However in resigning as an MP to force a by-election on the issue of the growth of the 'police state' and 'surveillance society' largely created by the Labour government since it came into power in 1997, I suspect he may have found the issue he was always destined for and I applaud wholeheartedly his principled stand on this vital issue, even if I am under no illusion that his views on social matters are likely to have changed much; indeed this issue is addressed squarely here. His resignation announcement yesterday was certainly a powerful indictment of Labour and its attemtps to push through increasingly authoritarian measures of which the latest is the attempt to legislate for 42-day detention without charge:
This would be an extension the already far too long 28-day period which, worryingly and perplexingly, Mr Davis seems to have supported. I think he has to clarify why he thinks that the 3-day detention period, which had existed for a long time, was no longer good enough, considering that we have had two major wars in the 20th century and more recently considerable domestic terrorist activity over the status of Northern Ireland. From what I understand there are adequate emergency powers available to government to cater for dramatic situations, without the need to legislate to lock people up for increasingly long periods (3 to 14days, 14 to 28 days, a failed attmept to go from 28 to 90 days, now from 28 to 42 days). Having said all this, David Davis's desire to widen this to cover the whole issue of increasing State surveillance of citizens certainly strikes a chord with me; I have been writing about the dangers of Police State Britain for some years. It is good to see him joining the battle to oppose this in such a personal and courageous way. Nevertheless I hope someone will ask him detailed questions about his current view on the Human Rights Act; perhaps it requires modification, but certain basic protections it enshrines in law must not be jeopardised, such as those which proect the LGBT community.
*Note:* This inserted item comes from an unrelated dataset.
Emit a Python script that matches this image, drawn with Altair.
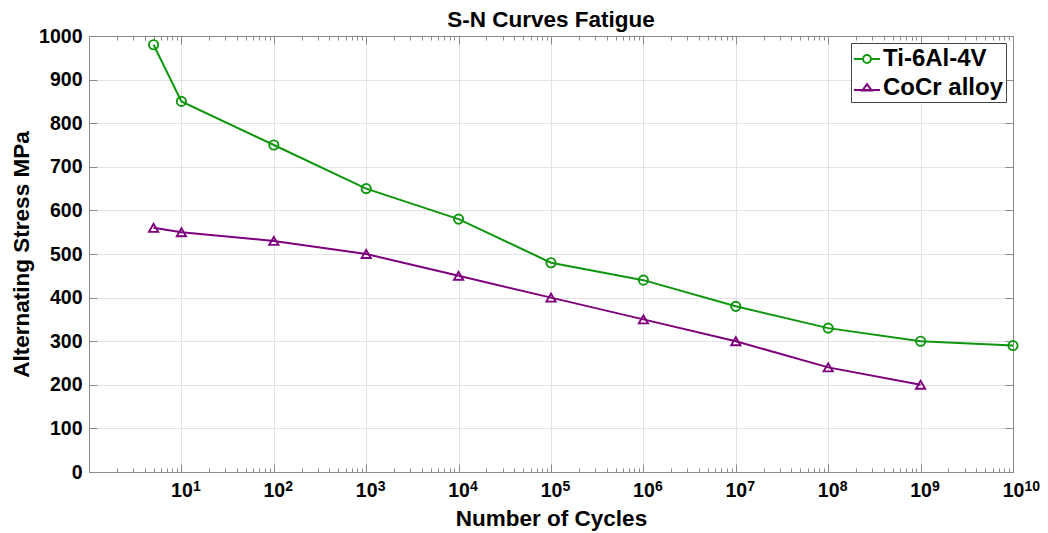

Finally no-one should be fooled by Labour attempts to portray David Davis as 'unhinged' or that the Conservative Party is in 'disarray'; unlike the quasi-Stalinist outfit that Labour is, the Conservatives accept people may have different views on detailed policy issues, but I doubt very much that this present situation constitutes 'disarray' for them. Labour's propaganda spin should be seen for what it is - a government that has run out of ideas and is lashing out in its death-throws. I do believe that much of the British media and 'political class' have fallen for Labour's ridiculous posturing; I think the greater perspective of some of the foreign press, at least, is much more balanced.